▶ What this task involves: For this exercise, repeat all of the material verbatim apart from its images.

(Records with drawing code)
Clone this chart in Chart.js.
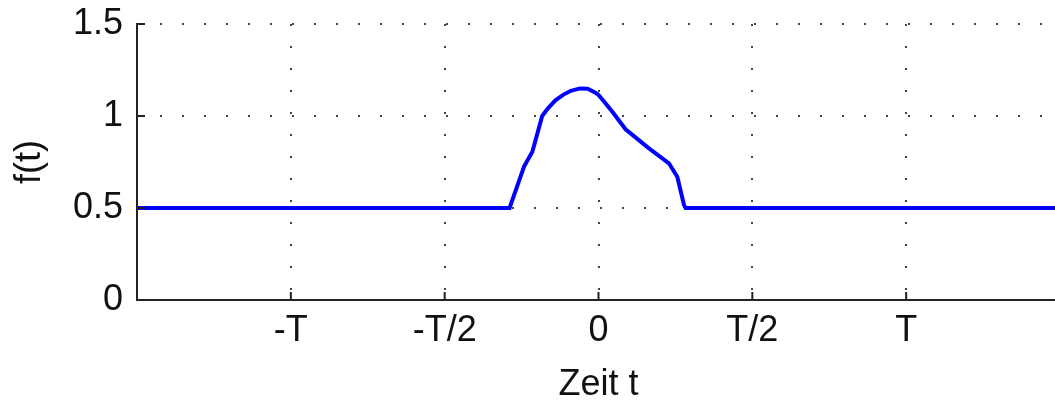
<!DOCTYPE html>
<html>
<head>
<meta charset="utf-8">
<script src="https://cdn.jsdelivr.net/npm/chart.js@4/dist/chart.umd.min.js"></script>
<style>
  html, body { margin: 0; padding: 0; background: #fff; overflow: hidden; }
  #wrap { width: 1060px; height: 400px; }
</style>
</head>
<body>
<div id="wrap"><canvas id="myChart" width="1060" height="400"></canvas></div>
<script>
// time in units of T, value of f(t)
const tValues = [-1.5, -0.289, -0.242, -0.215, -0.183, -0.165, -0.14, -0.115, -0.09, -0.06, -0.035, -0.01, 0.0, 0.02, 0.045, 0.088, 0.164, 0.229, 0.256, 0.278, 0.283, 1.5];
const fValues = [0.5, 0.5, 0.725, 0.806, 1.0, 1.04, 1.085, 1.115, 1.137, 1.15, 1.148, 1.127, 1.114, 1.075, 1.023, 0.928, 0.824, 0.743, 0.67, 0.516, 0.5, 0.5];

const xTicks = [-1, -0.5, 0, 0.5, 1];
const xTickLabels = ['-T', '-T/2', '0', 'T/2', 'T'];
const yTicks = [0, 0.5, 1, 1.5];
const yTickLabels = ['0', '0.5', '1', '1.5'];

const axisColor = '#222';

// small inward tick marks, like the original plot
const innerTicks = {
  id: 'innerTicks',
  afterDraw(chart) {
    const ctx = chart.ctx;
    const xs = chart.scales.x, ys = chart.scales.y;
    ctx.save();
    ctx.strokeStyle = axisColor;
    ctx.lineWidth = 2;
    ctx.beginPath();
    xs.ticks.forEach(t => {
      const px = xs.getPixelForValue(t.value);
      ctx.moveTo(px, ys.bottom);
      ctx.lineTo(px, ys.bottom - 8);
    });
    ys.ticks.forEach(t => {
      const py = ys.getPixelForValue(t.value);
      ctx.moveTo(xs.left, py);
      ctx.lineTo(xs.left + 8, py);
    });
    ctx.stroke();
    ctx.restore();
  }
};

window.onload = function() {
  const ctx = document.getElementById('myChart').getContext('2d');
  Chart.defaults.font.family = "'Liberation Sans', Arial, sans-serif";
  Chart.defaults.font.size = 36;
  Chart.defaults.color = '#111';

  const points = tValues.map((t, i) => ({x: t, y: fValues[i]}));

  new Chart(ctx, {
    type: 'scatter',
    data: {
      datasets: [{
        data: points,
        showLine: true,
        borderColor: '#0000ff',
        borderWidth: 4,
        pointRadius: 0,
        tension: 0,
        fill: false,
      }],
    },
    options: {
      responsive: false,
      animation: false,
      layout: { padding: { top: 24, right: 0, bottom: 0, left: 0 } },
      plugins: {
        legend: { display: false },
        tooltip: { enabled: false },
      },
      scales: {
        x: {
          type: 'linear',
          min: -1.5,
          max: 1.5,
          afterBuildTicks: (scale) => { scale.ticks = xTicks.map(v => ({value: v})); },
          afterFit: (scale) => {
            scale.height = 100;
            scale.paddingLeft = 0;
            scale.paddingRight = 0;
          },
          ticks: {
            padding: 9,
            maxRotation: 0,
            callback: (v) => xTickLabels[xTicks.indexOf(v)],
          },
          grid: {
            color: (c) => c.tick && c.tick.value === -1.5 ? 'rgba(0,0,0,0)' : '#444',
            lineWidth: 2,
            drawTicks: false,
          },
          border: { display: true, color: axisColor, width: 2, dash: [2, 20] },
          title: {
            display: true,
            text: 'Zeit t',
            font: { size: 36, lineHeight: 1 },
            padding: { top: 0, bottom: -3 },
          },
        },
        y: {
          min: 0,
          max: 1.5,
          afterBuildTicks: (scale) => { scale.ticks = yTicks.map(v => ({value: v})); },
          afterFit: (scale) => {
            scale.width = 137;
            scale.paddingTop = 0;
            scale.paddingBottom = 0;
          },
          ticks: {
            padding: 14,
            callback: (v) => yTickLabels[yTicks.indexOf(v)],
          },
          grid: {
            color: (c) => c.tick && c.tick.value === 0 ? 'rgba(0,0,0,0)' : '#444',
            lineWidth: 2,
            drawTicks: false,
          },
          border: { display: true, color: axisColor, width: 2, dash: [2, 20] },
          title: {
            display: true,
            text: 'f(t)',
            font: { size: 36, lineHeight: 1 },
            padding: { top: 12, bottom: 0 },
          },
        },
      },
    },
    plugins: [innerTicks],
  });
};
</script>
</body>
</html>
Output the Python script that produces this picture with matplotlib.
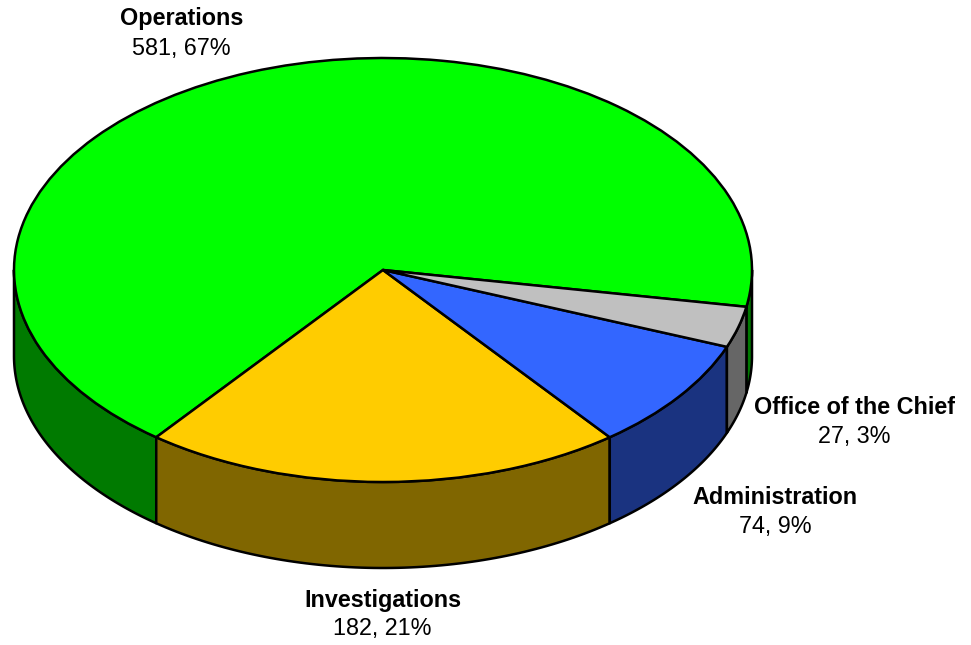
#!/usr/bin/env python3
import numpy as np
import matplotlib
matplotlib.use("Agg")
import matplotlib.pyplot as plt

categories = ["Operations", "Investigations", "Administration", "Office of the Chief"]
values = [581, 182, 74, 27]
value_labels = ["581, 67%", "182, 21%", "74, 9%", "27, 3%"]
top_colors = ["#00FF00", "#FFCC00", "#3366FF", "#C0C0C0"]
side_colors = ["#007A00", "#806600", "#1A3380", "#666666"]

W, H = 971, 645
CX, CY = 383, 270     # pie centre, pixels
RX, RY = 369, 212     # ellipse half axes, pixels
DEPTH = 86 / RY       # wall height in data units
START = 350.0         # where Operations starts, degrees
LW = 1.8

# label centres in pixels: (x name, x value, y name, y value)
label_pos = [(181.5, 181.5, 19, 49), (383, 382, 600, 629),
             (775, 775, 497, 526), (854, 854, 408, 437)]

fig = plt.figure(figsize=(W / 100, H / 100), dpi=100)
ax = fig.add_axes([0, 0, 1, 1])

wedges, _ = ax.pie(values, colors=top_colors, startangle=START, radius=1, center=(0, 0),
                   wedgeprops=dict(edgecolor="black", linewidth=LW, zorder=5))

# squash the flat pie into an ellipse
ax.set_aspect("auto")
ax.set_xlim(-CX / RX, (W - CX) / RX)
ax.set_ylim(-(H - CY) / RY, CY / RY)
ax.axis("off")

# walls, only the part of each slice facing the viewer (180 to 360 deg)
edges = START + np.concatenate([[0], np.cumsum(values)]) * 360.0 / sum(values)
for i in range(len(values)):
    for shift in (-360, 0, 360):
        a = max(edges[i] + shift, 180)
        b = min(edges[i + 1] + shift, 360)
        if b <= a:
            continue
        t = np.radians(np.linspace(a, b, 80))
        xs = np.cos(t)
        ys = np.sin(t)
        ax.fill(np.r_[xs, xs[::-1]], np.r_[ys, ys[::-1] - DEPTH],
                facecolor=side_colors[i], edgecolor="black", linewidth=LW,
                joinstyle="round", zorder=2)

for (x1, x2, y1, y2), name, val in zip(label_pos, categories, value_labels):
    fig.text(x1 / W, 1 - y1 / H, name, family="Liberation Sans", fontweight="bold",
             fontsize=16.8, ha="center", va="center", color="black")
    fig.text(x2 / W, 1 - y2 / H, val, family="Liberation Sans",
             fontsize=16.8, ha="center", va="center", color="black")

fig.savefig("out.png", dpi=100, facecolor="white")
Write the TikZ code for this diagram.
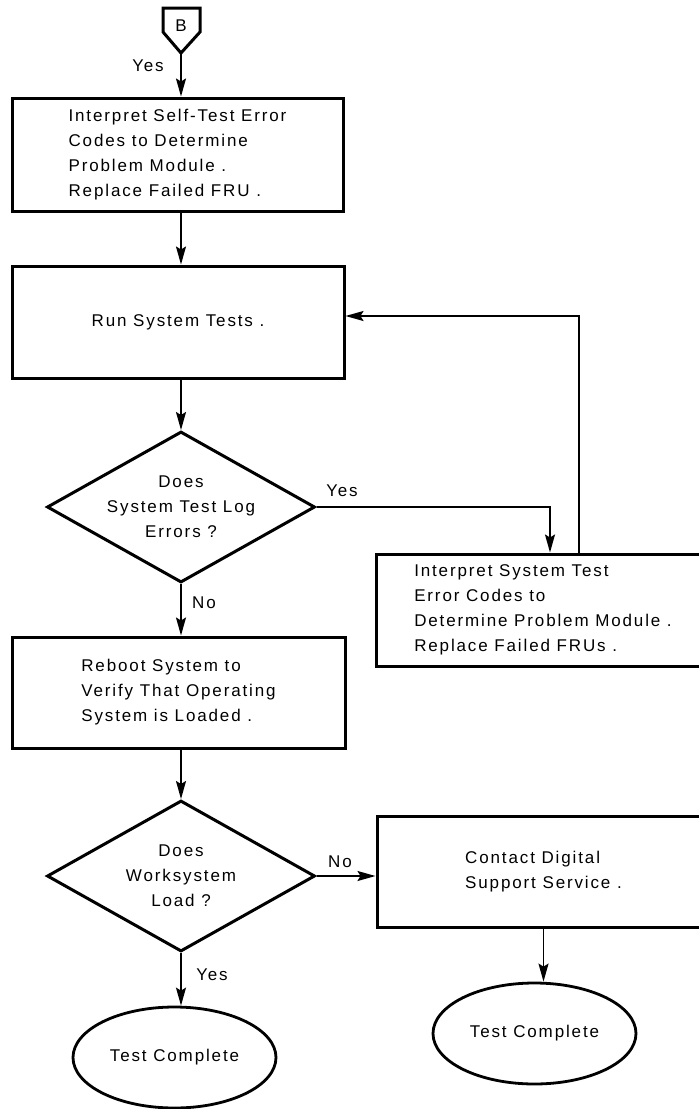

▶ Final result:
Clone this chart in Chart.js.
<!DOCTYPE html>
<html>
<head>
<meta charset="utf-8">
<script src="https://cdn.jsdelivr.net/npm/chart.js@4/dist/chart.umd.min.js"></script>
<style>
  html, body { margin: 0; padding: 0; background: #fff; overflow: hidden; }
  #wrap { width: 1060px; height: 400px; }
</style>
</head>
<body>
<div id="wrap"><canvas id="myChart" width="1060" height="400"></canvas></div>
<script>
// time in units of T, value of f(t)
const tValues = [-1.5, -0.289, -0.242, -0.215, -0.183, -0.165, -0.14, -0.115, -0.09, -0.06, -0.035, -0.01, 0.0, 0.02, 0.045, 0.088, 0.164, 0.229, 0.256, 0.278, 0.283, 1.5];
const fValues = [0.5, 0.5, 0.725, 0.806, 1.0, 1.04, 1.085, 1.115, 1.137, 1.15, 1.148, 1.127, 1.114, 1.075, 1.023, 0.928, 0.824, 0.743, 0.67, 0.516, 0.5, 0.5];

const xTicks = [-1, -0.5, 0, 0.5, 1];
const xTickLabels = ['-T', '-T/2', '0', 'T/2', 'T'];
const yTicks = [0, 0.5, 1, 1.5];
const yTickLabels = ['0', '0.5', '1', '1.5'];

const axisColor = '#222';

// small inward tick marks, like the original plot
const innerTicks = {
  id: 'innerTicks',
  afterDraw(chart) {
    const ctx = chart.ctx;
    const xs = chart.scales.x, ys = chart.scales.y;
    ctx.save();
    ctx.strokeStyle = axisColor;
    ctx.lineWidth = 2;
    ctx.beginPath();
    xs.ticks.forEach(t => {
      const px = xs.getPixelForValue(t.value);
      ctx.moveTo(px, ys.bottom);
      ctx.lineTo(px, ys.bottom - 8);
    });
    ys.ticks.forEach(t => {
      const py = ys.getPixelForValue(t.value);
      ctx.moveTo(xs.left, py);
      ctx.lineTo(xs.left + 8, py);
    });
    ctx.stroke();
    ctx.restore();
  }
};

window.onload = function() {
  const ctx = document.getElementById('myChart').getContext('2d');
  Chart.defaults.font.family = "'Liberation Sans', Arial, sans-serif";
  Chart.defaults.font.size = 36;
  Chart.defaults.color = '#111';

  const points = tValues.map((t, i) => ({x: t, y: fValues[i]}));

  new Chart(ctx, {
    type: 'scatter',
    data: {
      datasets: [{
        data: points,
        showLine: true,
        borderColor: '#0000ff',
        borderWidth: 4,
        pointRadius: 0,
        tension: 0,
        fill: false,
      }],
    },
    options: {
      responsive: false,
      animation: false,
      layout: { padding: { top: 24, right: 0, bottom: 0, left: 0 } },
      plugins: {
        legend: { display: false },
        tooltip: { enabled: false },
      },
      scales: {
        x: {
          type: 'linear',
          min: -1.5,
          max: 1.5,
          afterBuildTicks: (scale) => { scale.ticks = xTicks.map(v => ({value: v})); },
          afterFit: (scale) => {
            scale.height = 100;
            scale.paddingLeft = 0;
            scale.paddingRight = 0;
          },
          ticks: {
            padding: 9,
            maxRotation: 0,
            callback: (v) => xTickLabels[xTicks.indexOf(v)],
          },
          grid: {
            color: (c) => c.tick && c.tick.value === -1.5 ? 'rgba(0,0,0,0)' : '#444',
            lineWidth: 2,
            drawTicks: false,
          },
          border: { display: true, color: axisColor, width: 2, dash: [2, 20] },
          title: {
            display: true,
            text: 'Zeit t',
            font: { size: 36, lineHeight: 1 },
            padding: { top: 0, bottom: -3 },
          },
        },
        y: {
          min: 0,
          max: 1.5,
          afterBuildTicks: (scale) => { scale.ticks = yTicks.map(v => ({value: v})); },
          afterFit: (scale) => {
            scale.width = 137;
            scale.paddingTop = 0;
            scale.paddingBottom = 0;
          },
          ticks: {
            padding: 14,
            callback: (v) => yTickLabels[yTicks.indexOf(v)],
          },
          grid: {
            color: (c) => c.tick && c.tick.value === 0 ? 'rgba(0,0,0,0)' : '#444',
            lineWidth: 2,
            drawTicks: false,
          },
          border: { display: true, color: axisColor, width: 2, dash: [2, 20] },
          title: {
            display: true,
            text: 'f(t)',
            font: { size: 36, lineHeight: 1 },
            padding: { top: 12, bottom: 0 },
          },
        },
      },
    },
    plugins: [innerTicks],
  });
};
</script>
</body>
</html>
Output the Python script that produces this picture with matplotlib.
#!/usr/bin/env python3
import numpy as np
import matplotlib
matplotlib.use("Agg")
import matplotlib.pyplot as plt

categories = ["Operations", "Investigations", "Administration", "Office of the Chief"]
values = [581, 182, 74, 27]
value_labels = ["581, 67%", "182, 21%", "74, 9%", "27, 3%"]
top_colors = ["#00FF00", "#FFCC00", "#3366FF", "#C0C0C0"]
side_colors = ["#007A00", "#806600", "#1A3380", "#666666"]

W, H = 971, 645
CX, CY = 383, 270     # pie centre, pixels
RX, RY = 369, 212     # ellipse half axes, pixels
DEPTH = 86 / RY       # wall height in data units
START = 350.0         # where Operations starts, degrees
LW = 1.8

# label centres in pixels: (x name, x value, y name, y value)
label_pos = [(181.5, 181.5, 19, 49), (383, 382, 600, 629),
             (775, 775, 497, 526), (854, 854, 408, 437)]

fig = plt.figure(figsize=(W / 100, H / 100), dpi=100)
ax = fig.add_axes([0, 0, 1, 1])

wedges, _ = ax.pie(values, colors=top_colors, startangle=START, radius=1, center=(0, 0),
                   wedgeprops=dict(edgecolor="black", linewidth=LW, zorder=5))

# squash the flat pie into an ellipse
ax.set_aspect("auto")
ax.set_xlim(-CX / RX, (W - CX) / RX)
ax.set_ylim(-(H - CY) / RY, CY / RY)
ax.axis("off")

# walls, only the part of each slice facing the viewer (180 to 360 deg)
edges = START + np.concatenate([[0], np.cumsum(values)]) * 360.0 / sum(values)
for i in range(len(values)):
    for shift in (-360, 0, 360):
        a = max(edges[i] + shift, 180)
        b = min(edges[i + 1] + shift, 360)
        if b <= a:
            continue
        t = np.radians(np.linspace(a, b, 80))
        xs = np.cos(t)
        ys = np.sin(t)
        ax.fill(np.r_[xs, xs[::-1]], np.r_[ys, ys[::-1] - DEPTH],
                facecolor=side_colors[i], edgecolor="black", linewidth=LW,
                joinstyle="round", zorder=2)

for (x1, x2, y1, y2), name, val in zip(label_pos, categories, value_labels):
    fig.text(x1 / W, 1 - y1 / H, name, family="Liberation Sans", fontweight="bold",
             fontsize=16.8, ha="center", va="center", color="black")
    fig.text(x2 / W, 1 - y2 / H, val, family="Liberation Sans",
             fontsize=16.8, ha="center", va="center", color="black")

fig.savefig("out.png", dpi=100, facecolor="white")
Write the TikZ code for this diagram.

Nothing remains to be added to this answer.